Если, скажем, Карел Чапек, который достаточно известен русскому читателю, был неким либеральным, светлым, правильным с гражданской точки зрения, провозглашал, что он никогда не будет коммунистом, одновременно соблюдал все правила приличия демократического, либерального общества; то Клима представляет совершенно другой, противоположный полюс, наоборот, низкого, темного, экстатического культурного поведения. Это человек, который норм не соблюдал, очень много пил, экспериментировал со своим телом. В общем-то, легендой стала история о том, как он съел мышь, чтобы доказать, что нет пределов ни гастрономических, ни культурных для человека. Для него вообще свобода мышления и творчества является изначально парадоксальной и как бы запредельной во многих очень отношениях».
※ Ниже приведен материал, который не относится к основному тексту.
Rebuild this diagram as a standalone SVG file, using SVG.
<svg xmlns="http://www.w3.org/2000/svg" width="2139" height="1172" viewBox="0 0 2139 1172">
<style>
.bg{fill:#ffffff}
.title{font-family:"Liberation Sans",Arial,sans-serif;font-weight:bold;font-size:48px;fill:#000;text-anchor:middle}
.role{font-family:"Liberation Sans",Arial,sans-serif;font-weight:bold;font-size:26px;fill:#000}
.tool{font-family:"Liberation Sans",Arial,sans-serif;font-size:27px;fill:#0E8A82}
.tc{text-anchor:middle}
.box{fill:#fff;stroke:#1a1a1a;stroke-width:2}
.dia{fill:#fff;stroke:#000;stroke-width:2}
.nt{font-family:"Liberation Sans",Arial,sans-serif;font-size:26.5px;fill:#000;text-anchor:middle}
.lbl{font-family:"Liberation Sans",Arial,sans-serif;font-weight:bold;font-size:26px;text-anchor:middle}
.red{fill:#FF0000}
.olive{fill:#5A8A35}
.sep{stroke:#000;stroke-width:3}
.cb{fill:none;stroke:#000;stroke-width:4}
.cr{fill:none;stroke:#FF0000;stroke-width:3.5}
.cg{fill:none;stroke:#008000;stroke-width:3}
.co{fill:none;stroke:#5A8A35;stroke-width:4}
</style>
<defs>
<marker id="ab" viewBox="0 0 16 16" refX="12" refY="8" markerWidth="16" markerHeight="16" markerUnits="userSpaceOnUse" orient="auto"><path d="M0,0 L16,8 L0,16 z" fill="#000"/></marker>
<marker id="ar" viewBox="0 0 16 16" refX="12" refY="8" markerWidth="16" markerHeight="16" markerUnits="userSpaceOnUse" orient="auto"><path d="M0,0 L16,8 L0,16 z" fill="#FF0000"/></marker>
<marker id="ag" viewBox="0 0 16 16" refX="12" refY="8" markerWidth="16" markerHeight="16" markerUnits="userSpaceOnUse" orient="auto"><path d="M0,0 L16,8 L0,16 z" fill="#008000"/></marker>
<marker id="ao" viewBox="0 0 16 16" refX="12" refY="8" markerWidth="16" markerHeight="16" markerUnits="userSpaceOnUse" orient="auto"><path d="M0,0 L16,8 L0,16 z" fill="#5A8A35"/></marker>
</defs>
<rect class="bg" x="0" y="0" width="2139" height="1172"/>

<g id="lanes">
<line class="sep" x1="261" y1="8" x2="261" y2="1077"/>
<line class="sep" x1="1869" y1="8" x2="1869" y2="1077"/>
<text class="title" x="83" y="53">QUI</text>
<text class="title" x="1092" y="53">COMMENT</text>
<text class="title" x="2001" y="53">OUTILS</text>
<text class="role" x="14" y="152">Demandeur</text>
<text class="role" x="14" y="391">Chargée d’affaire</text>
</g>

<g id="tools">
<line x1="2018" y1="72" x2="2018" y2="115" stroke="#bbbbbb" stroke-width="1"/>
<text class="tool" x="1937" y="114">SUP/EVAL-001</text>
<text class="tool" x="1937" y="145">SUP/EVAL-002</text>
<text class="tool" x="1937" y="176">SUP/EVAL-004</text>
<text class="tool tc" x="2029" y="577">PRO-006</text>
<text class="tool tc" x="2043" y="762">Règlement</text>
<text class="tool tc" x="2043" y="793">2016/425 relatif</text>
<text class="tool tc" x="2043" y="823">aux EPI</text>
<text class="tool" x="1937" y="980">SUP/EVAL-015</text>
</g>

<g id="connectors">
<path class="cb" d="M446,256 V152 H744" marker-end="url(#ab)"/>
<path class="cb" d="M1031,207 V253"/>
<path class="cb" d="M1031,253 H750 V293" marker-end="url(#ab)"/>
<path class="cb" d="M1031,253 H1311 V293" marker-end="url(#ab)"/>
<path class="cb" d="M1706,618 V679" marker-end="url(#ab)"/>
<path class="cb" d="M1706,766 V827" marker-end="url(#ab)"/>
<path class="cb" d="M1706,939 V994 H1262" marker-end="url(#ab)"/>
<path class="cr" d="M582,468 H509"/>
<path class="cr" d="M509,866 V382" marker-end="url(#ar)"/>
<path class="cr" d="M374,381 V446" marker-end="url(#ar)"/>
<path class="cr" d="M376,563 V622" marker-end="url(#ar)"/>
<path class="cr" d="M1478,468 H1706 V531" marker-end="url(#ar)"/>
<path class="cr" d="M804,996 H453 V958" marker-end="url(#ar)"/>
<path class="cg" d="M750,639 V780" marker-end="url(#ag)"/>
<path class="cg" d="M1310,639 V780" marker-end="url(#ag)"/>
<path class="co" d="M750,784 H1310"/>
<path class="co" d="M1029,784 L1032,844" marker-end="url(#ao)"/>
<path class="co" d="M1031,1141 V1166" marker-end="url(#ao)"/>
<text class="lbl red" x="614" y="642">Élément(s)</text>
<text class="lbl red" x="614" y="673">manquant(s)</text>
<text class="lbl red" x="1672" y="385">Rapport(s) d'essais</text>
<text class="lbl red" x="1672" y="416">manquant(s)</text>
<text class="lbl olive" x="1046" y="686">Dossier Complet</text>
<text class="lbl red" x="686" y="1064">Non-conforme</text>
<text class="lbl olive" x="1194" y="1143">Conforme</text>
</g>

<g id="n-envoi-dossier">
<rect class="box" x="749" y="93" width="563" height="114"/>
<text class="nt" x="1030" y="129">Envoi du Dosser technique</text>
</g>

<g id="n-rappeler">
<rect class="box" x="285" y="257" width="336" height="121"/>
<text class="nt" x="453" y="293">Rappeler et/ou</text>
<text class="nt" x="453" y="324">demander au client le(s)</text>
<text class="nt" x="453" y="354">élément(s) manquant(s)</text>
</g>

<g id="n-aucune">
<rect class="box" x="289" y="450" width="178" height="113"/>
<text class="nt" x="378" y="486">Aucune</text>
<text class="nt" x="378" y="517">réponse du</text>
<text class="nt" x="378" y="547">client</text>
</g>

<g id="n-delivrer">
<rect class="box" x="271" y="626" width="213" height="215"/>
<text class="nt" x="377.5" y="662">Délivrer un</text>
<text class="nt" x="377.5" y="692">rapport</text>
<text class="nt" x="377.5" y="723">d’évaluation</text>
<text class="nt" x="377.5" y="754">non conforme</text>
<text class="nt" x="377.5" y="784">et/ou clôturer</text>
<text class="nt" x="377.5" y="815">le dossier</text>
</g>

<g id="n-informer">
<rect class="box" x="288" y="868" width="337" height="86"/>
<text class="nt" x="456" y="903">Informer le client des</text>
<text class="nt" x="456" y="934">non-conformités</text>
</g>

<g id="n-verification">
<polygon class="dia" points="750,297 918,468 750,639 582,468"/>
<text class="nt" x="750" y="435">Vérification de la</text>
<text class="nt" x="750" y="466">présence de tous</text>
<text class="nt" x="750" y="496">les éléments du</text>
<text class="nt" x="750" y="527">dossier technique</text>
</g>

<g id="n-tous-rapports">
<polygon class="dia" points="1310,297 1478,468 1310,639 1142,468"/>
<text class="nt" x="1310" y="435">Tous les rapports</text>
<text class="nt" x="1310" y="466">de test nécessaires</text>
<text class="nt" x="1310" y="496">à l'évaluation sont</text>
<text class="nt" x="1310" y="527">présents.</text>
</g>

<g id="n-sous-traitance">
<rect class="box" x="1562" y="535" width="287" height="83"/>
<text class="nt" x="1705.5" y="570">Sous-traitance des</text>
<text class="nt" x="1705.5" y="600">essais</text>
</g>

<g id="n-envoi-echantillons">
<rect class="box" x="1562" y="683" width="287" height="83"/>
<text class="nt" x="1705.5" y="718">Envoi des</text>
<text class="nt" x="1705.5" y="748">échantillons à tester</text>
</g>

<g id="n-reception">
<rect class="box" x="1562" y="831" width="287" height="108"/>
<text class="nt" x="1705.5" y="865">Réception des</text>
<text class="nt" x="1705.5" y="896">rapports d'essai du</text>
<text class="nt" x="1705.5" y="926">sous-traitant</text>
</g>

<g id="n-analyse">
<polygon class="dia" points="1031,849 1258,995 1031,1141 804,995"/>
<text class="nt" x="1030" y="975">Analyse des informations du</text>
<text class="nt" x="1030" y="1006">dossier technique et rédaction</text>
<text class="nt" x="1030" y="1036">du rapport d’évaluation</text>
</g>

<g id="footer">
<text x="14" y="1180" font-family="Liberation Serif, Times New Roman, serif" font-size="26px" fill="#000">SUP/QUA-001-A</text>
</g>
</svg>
— То, что отличает Климу от всех известных мне писателей, работавших в этом поле, это великолепный юмор, ни с чем не сравнимый.
— У Климы фантастический сарказм. Он таким глубинным образом ироничен, в смысле не романтической иронии XIX века, а уже иронии декаданса. У Климы совершенно своеобразный, очень мощный юмор, темный, парадоксальный, неприличный. Он был ярким примером писателя, который на очень высоком уровне одновременно с невероятной долей провокации тематизирует границы вообще культурного, человеческого. И этим он является уникальным автором в контексте своего времени.
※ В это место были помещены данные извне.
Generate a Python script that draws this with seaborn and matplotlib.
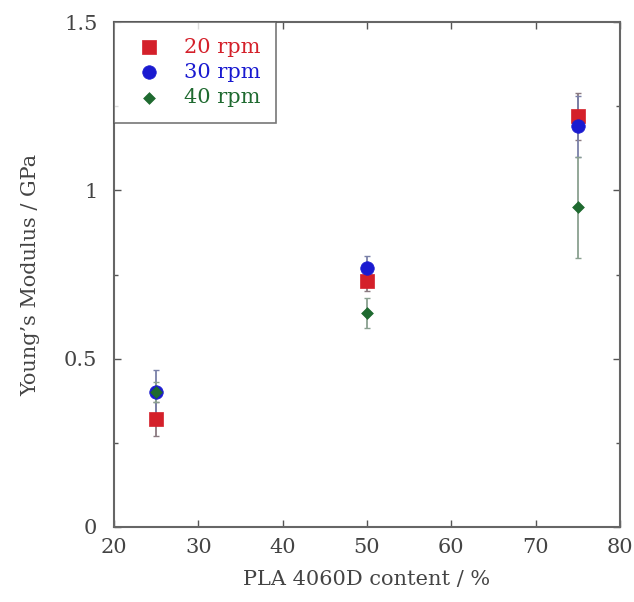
import matplotlib
matplotlib.use("Agg")
import matplotlib.pyplot as plt
import seaborn as sns
import pandas as pd
from matplotlib.ticker import MultipleLocator

sns.set_theme(style="white")
plt.rcParams["font.family"] = ["DejaVu Serif", "Liberation Serif"]

content = [25, 50, 75]
series = ["20 rpm", "30 rpm", "40 rpm"]
modulus_20 = [0.32, 0.73, 1.22]
err_20 = [0.05, 0.03, 0.07]
modulus_30 = [0.40, 0.77, 1.19]
err_30 = [0.065, 0.035, 0.09]
modulus_40 = [0.40, 0.635, 0.95]
err_40 = [0.03, 0.045, 0.15]

colors = {"20 rpm": "#d4202a", "30 rpm": "#1a1ad0", "40 rpm": "#1f6a30"}
err_colors = {"20 rpm": "#8a7a80", "30 rpm": "#7a80a8", "40 rpm": "#8aa090"}
markers = {"20 rpm": "s", "30 rpm": "o", "40 rpm": "D"}
sizes = {"20 rpm": 90, "30 rpm": 95, "40 rpm": 36}

df = pd.DataFrame({
    "content": content * 3,
    "modulus": modulus_20 + modulus_30 + modulus_40,
    "err": err_20 + err_30 + err_40,
    "speed": [s for s in series for _ in content],
})

fig = plt.figure(figsize=(6.34, 6.02), dpi=100)
ax = fig.add_axes([114 / 634, 1 - 527 / 602, (620 - 114) / 634, (527 - 22) / 602])

for s in series:
    sub = df[df["speed"] == s]
    ax.errorbar(sub["content"], sub["modulus"], yerr=sub["err"], fmt="none",
                ecolor=err_colors[s], elinewidth=1.3, capsize=2.5, capthick=1.0, zorder=2)

for s in series:
    sub = df[df["speed"] == s]
    sns.scatterplot(data=sub, x="content", y="modulus", ax=ax, marker=markers[s],
                    color=colors[s], s=sizes[s], edgecolor=colors[s], linewidth=0.5,
                    label=s, zorder=3)

ax.set_xlim(20, 80)
ax.set_ylim(0, 1.5)
ax.xaxis.set_major_locator(MultipleLocator(10))
ax.yaxis.set_minor_locator(MultipleLocator(0.25))
ax.set_yticks([0, 0.5, 1, 1.5])
ax.set_yticklabels(["0", "0.5", "1", "1.5"])
ax.tick_params(which="both", direction="in", top=True, right=True, left=True, bottom=True,
               colors="#555555", labelcolor="#444444", labelsize=15)
ax.tick_params(axis="y", which="major", pad=12)
ax.tick_params(axis="x", which="major", pad=8)
ax.tick_params(which="major", length=5, width=1)
ax.tick_params(which="minor", length=3, width=1)
for sp in ax.spines.values():
    sp.set_color("#666666")
    sp.set_linewidth(1.5)

ax.set_xlabel("PLA 4060D content / %", fontsize=15, color="#444444", labelpad=9)
ax.set_ylabel("Young\u2019s Modulus / GPa", fontsize=15, color="#444444", labelpad=17)

leg = ax.legend(loc="upper left", borderaxespad=0, frameon=True, fancybox=False,
                fontsize=15, handletextpad=0.7, borderpad=0.75, labelspacing=0.3,
                handlelength=1.9, edgecolor="#555555")
leg.get_frame().set_linewidth(1.2)
for txt, s in zip(leg.get_texts(), series):
    txt.set_color(colors[s])

fig.savefig("out.png", dpi=100)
— Я бы даже сказала, что он является уникальным в чем-то даже для начала XXI века. Еще мне кажется, что он очень театрален.
— Его драмы даже ставились в Национальном театре. Его существование по ту сторону любого официального контекста было не совсем последовательным. Он, с одной стороны, действительно, был маргиналом, который жил в нищете и на окраине — и территориально, и в культурном смысле слова. С другой стороны, иногда его произведения, статьи, публицистика публиковались в самых престижных издательствах того времени. Но признанным он во время своей непродолжительной жизни не оказался. Признание пришло сначала на уровне неофициальной культуры после войны и после 1990 года уже благодаря пражскому издательству «Торст», которое стало систематически публиковать его собрания сочинений, включая и те тексты, которые раньше никогда не публиковались.
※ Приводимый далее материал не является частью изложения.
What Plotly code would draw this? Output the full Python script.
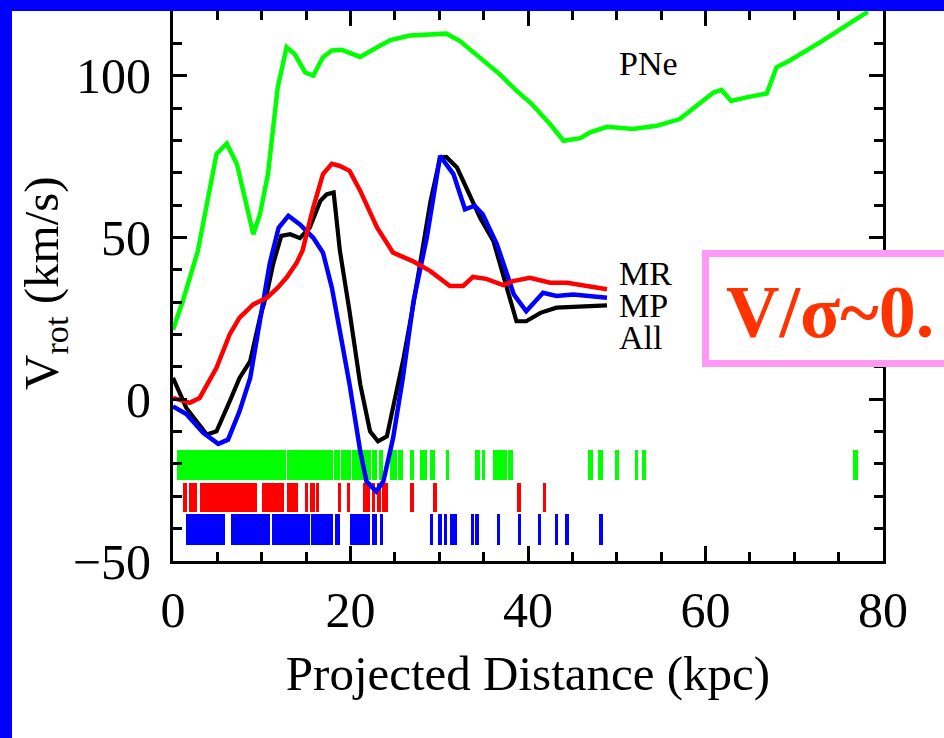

— Книга Ладислава Климы напомнила мне в чем-то работы кинорежиссера Яна Шванкмайера. Можно ли сказать, что это особый тип чешского сюрреализма, такой сюрреализм с человеческим лицом, если можно так сказать?
— Да, безусловно, с как бы центрально-европейским экзистенциализмом, что ли. Там, конечно, такой философский солипсизм, как раз шопенгауэровско-ницшевский. Первая большая философская работа Климы называется «Мир как сознание и ничто», он был вдохновлен, однозначно. Но если уж искать определение, то этот момент сюрреализма связан с таким саркастическим экзистенциализмом, до экзистенциализма сартровского, в смысле философии, когда уже Климы не стало.


— Женские образы книги «Страдания князя Штерненгоха» какие-то пугающие, совершенно карикатурные, ужасные. Можно ли сказать, что Ладислав Клима был женоненавистником? Или он был человеконенавистником?
— Ну, наверное, у него были отношения непростые вообще к человеку как к типу существа. В романе это касается не только главной героини, но и самого князя Штерненгоха, безусловно. Человек, считающий себя гуманистом, вряд ли мог бы в своем воображении найти такой тип героя.


— Главный герой себя представляет благородным, добрым, чрезвычайно умным, аристократичным, вообще персоной высшего качества. Но когда текст объективизирует его, когда вдруг случайно мы узнаем, что он, в общем-то, настоящий урод, и моральный и физический, это создает какой-то невероятный комический эффект. Мне интересно, а можно поподробнее про то, как он съел мышь. Он живую мышь съел? У этого есть какая-то публичная история, это он публично все проделал?
— Это легенда, связанная с его попытками определить на материале собственного поведения и собственного тела границы человеческого. Это связано и с тем, что тоже было, кстати, на таком социальном уровне очень близко представителям культуры андеграунда, что он очень сильно пил, и его смерть в 50 лет связана не только с туберкулезом, который был официальной причиной смерти, но и с жутким алкоголизмом. Он свое тело не щадил. И это было не просто последствием каких-нибудь внешних обстоятельств, а частью его культурной программы. В этом отношении он, мне кажется, вписывается в такую программу жизнетворчества, которая очень хорошо известна из контекста русской культуры, когда идет поиск очень прочных и часто физиологических, уж точно биографических связей между сферой частной, собственной жизни и творчества, и философии. Программы определенного типа мышления, которая претворяется в свое воплощение.


И еще эта жизненная программа, это творчество напоминает мне Эдгара По с его мистицизмом, с его склонностью к готическим ужасам, с его смертью от алкоголизма. Но только, может быть, Ладислав Клима не так серьезен по отношению к себе и по отношению к творчеству, как Эдгар По.